The Enforcement Reality

Let’s be pragmatic. Jordan isn’t Switzerland when it comes to corporate governance enforcement. The courts are backlogged. Regulatory oversight of private companies is light compared to listed entities. Many small companies operate informally, with owners treating corporate assets as personal property and facing no consequences.

But.

Laws on the books are like landmines. Inactive until someone steps on one. That someone could be a creditor who hires an aggressive lawyer. A disgruntled former partner. A tax audit that reveals years of undocumented transfers. Once the machinery starts, the fact that “everyone does it” won’t save you.

I’ve seen entrepreneurs lose everything—not because their business failed, but because they failed to respect corporate formalities. The state may be inefficient, but it’s not toothless. Especially when there’s money to collect.

The Flag Theory Angle

For those of you reading this as part of a broader flag theory strategy—perhaps you’re using Jordan as a regional holding company jurisdiction or as part of a Middle Eastern structure—this matters even more.

Multi-jurisdictional structures depend on each entity maintaining its integrity. If your Jordanian company’s corporate veil gets pierced because you’ve been sloppy with asset separation, that liability can cascade. Suddenly, assets you thought were protected in other jurisdictions become vulnerable. Courts in one country can and do cooperate with courts in another when enforcing judgments.

Clean corporate hygiene isn’t just about compliance in Jordan. It’s about protecting your entire structure.

My Take

Jordan’s approach to corporate asset misuse is actually refreshing in a cynical way. Most jurisdictions pretend that corporate formalities matter, but enforcement is so lax that the rules become theater. Jordan puts teeth in the law—criminal teeth.

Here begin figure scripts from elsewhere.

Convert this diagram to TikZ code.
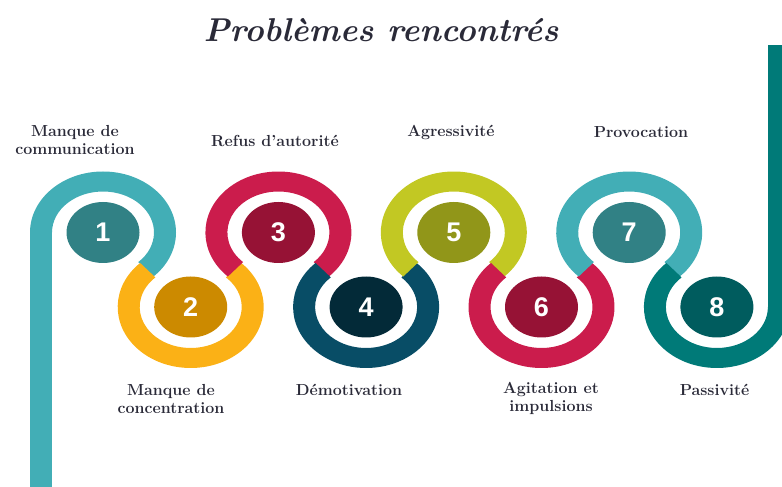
\documentclass[tikz,border=0pt]{standalone}
\usepackage{fontspec}
\setsansfont{Liberation Sans}
\usetikzlibrary{shapes.geometric,calc}
\definecolor{ringA}{HTML}{42AEB6}
\definecolor{dotA}{HTML}{318185}
\definecolor{ringB}{HTML}{FBB116}
\definecolor{dotB}{HTML}{CC8A00}
\definecolor{ringC}{HTML}{CB1C4C}
\definecolor{dotC}{HTML}{961235}
\definecolor{ringD}{HTML}{084D66}
\definecolor{dotD}{HTML}{032A38}
\definecolor{ringE}{HTML}{C2C823}
\definecolor{dotE}{HTML}{919619}
\definecolor{ringH}{HTML}{007A78}
\definecolor{dotH}{HTML}{005C5E}
\definecolor{txt}{HTML}{2A2A38}
\newcommand\annseg[5]{%
  \fill[#5] ($(#1,#2)+(#3:73pt and 61pt)$) arc[start angle=#3,end angle=#4,x radius=73pt,y radius=61pt]
    -- ($(#1,#2)+(#4:51pt and 41pt)$) arc[start angle=#4,end angle=#3,x radius=51pt,y radius=41pt] -- cycle;}
\begin{document}
\begin{tikzpicture}[x=1pt,y=1pt,
  lbl/.style={font=\fontsize{16}{18}\selectfont\bfseries, text=txt, align=center, inner sep=0pt},
  num/.style={ellipse, minimum width=73pt, minimum height=61pt, inner sep=0pt, text=white,
    font=\sffamily\bfseries\fontsize{27}{27}\selectfont}]
\useasboundingbox (0,0) rectangle (782,487);
\clip (0,0) rectangle (782,487);
% rings
\fill[ringA] (30,0) rectangle (52,254.5);
\annseg{103}{254.5}{180}{-46.2}{ringA}
\annseg{190.7}{180}{133.8}{406.2}{ringB}
\annseg{278.4}{254.5}{226.2}{-46.2}{ringC}
\annseg{366.1}{180}{133.8}{406.2}{ringD}
\annseg{453.8}{254.5}{226.2}{-46.2}{ringE}
\annseg{541.5}{180}{133.8}{406.2}{ringC}
\annseg{629.2}{254.5}{226.2}{-46.2}{ringA}
\annseg{716.9}{180}{133.8}{360}{ringH}
\fill[ringH] (767.9,180) rectangle (790,442);
% numbered discs
\node[num, fill=dotA] (n1) at (103,254.5) {1};
\node[num, fill=dotB] (n2) at (190.7,180) {2};
\node[num, fill=dotC] (n3) at (278.4,254.5) {3};
\node[num, fill=dotD] (n4) at (366.1,180) {4};
\node[num, fill=dotE] (n5) at (453.8,254.5) {5};
\node[num, fill=dotC] (n6) at (541.5,180) {6};
\node[num, fill=dotA] (n7) at (629.2,254.5) {7};
\node[num, fill=dotH] (n8) at (716.9,180) {8};
% title
\node[font=\fontsize{33}{33}\selectfont\bfseries\itshape, text=txt, inner sep=0pt] (title) at (381,457) {Problèmes rencontrés};
% labels
\node[lbl] (l1) at (75,347) {Manque de\\communication};
\node[lbl] (l3) at (275,346) {Refus d’autorité};
\node[lbl] (l5) at (451,355) {Agressivité};
\node[lbl] (l7) at (641,355) {Provocation};
\node[lbl] (l2) at (171,88.5) {Manque de\\concentration};
\node[lbl] (l4) at (349,97) {Démotivation};
\node[lbl] (l6) at (551,88.5) {Agitation et\\impulsions};
\node[lbl] (l8) at (714.5,97) {Passivité};
\end{tikzpicture}
\end{document}
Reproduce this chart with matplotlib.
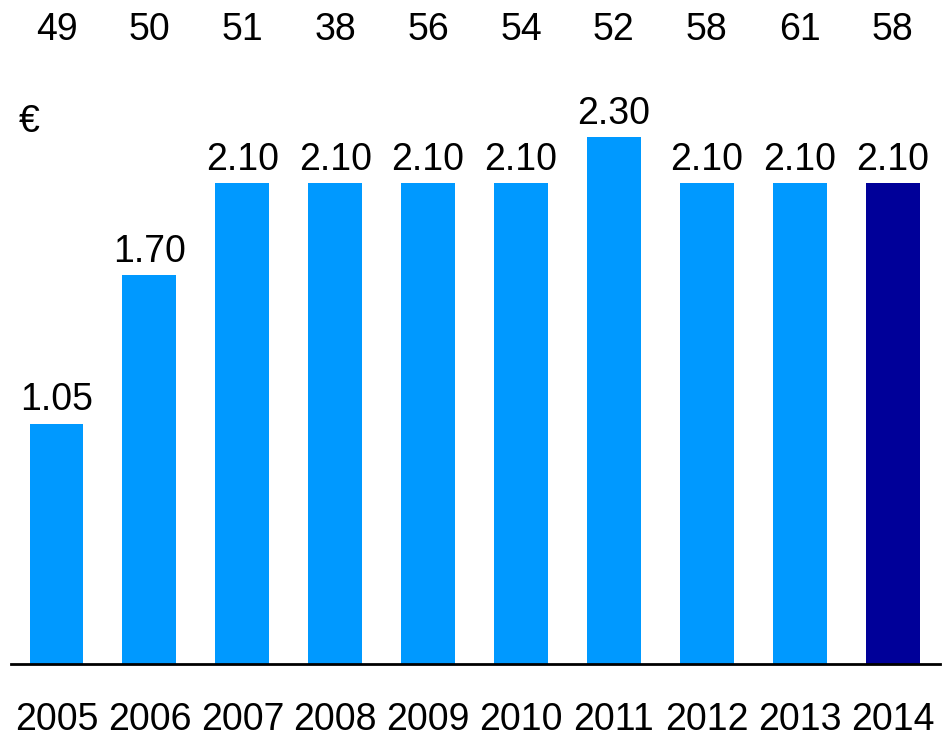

It forces entrepreneurs to take the corporate form seriously.

Is it paternalistic? Absolutely. The state is essentially saying, “We don’t trust you to manage your own company without strict rules.” But if you’re building something meant to last, if you’re serious about asset protection and limited liability, those rules become your friend.

Respect the separation. Document everything. Treat your company like the separate legal person it is, not like a piggy bank. Do that, and Article 278(b) will never trouble your sleep. Ignore it, and you might find yourself explaining to a judge why that beach house in Aqaba was definitely a legitimate corporate expense.

The choice, as always, is yours. But unlike many jurisdictions where consequences are theoretical, in Jordan they’re printed in black ink in the statute books: six months to three years. Plan accordingly.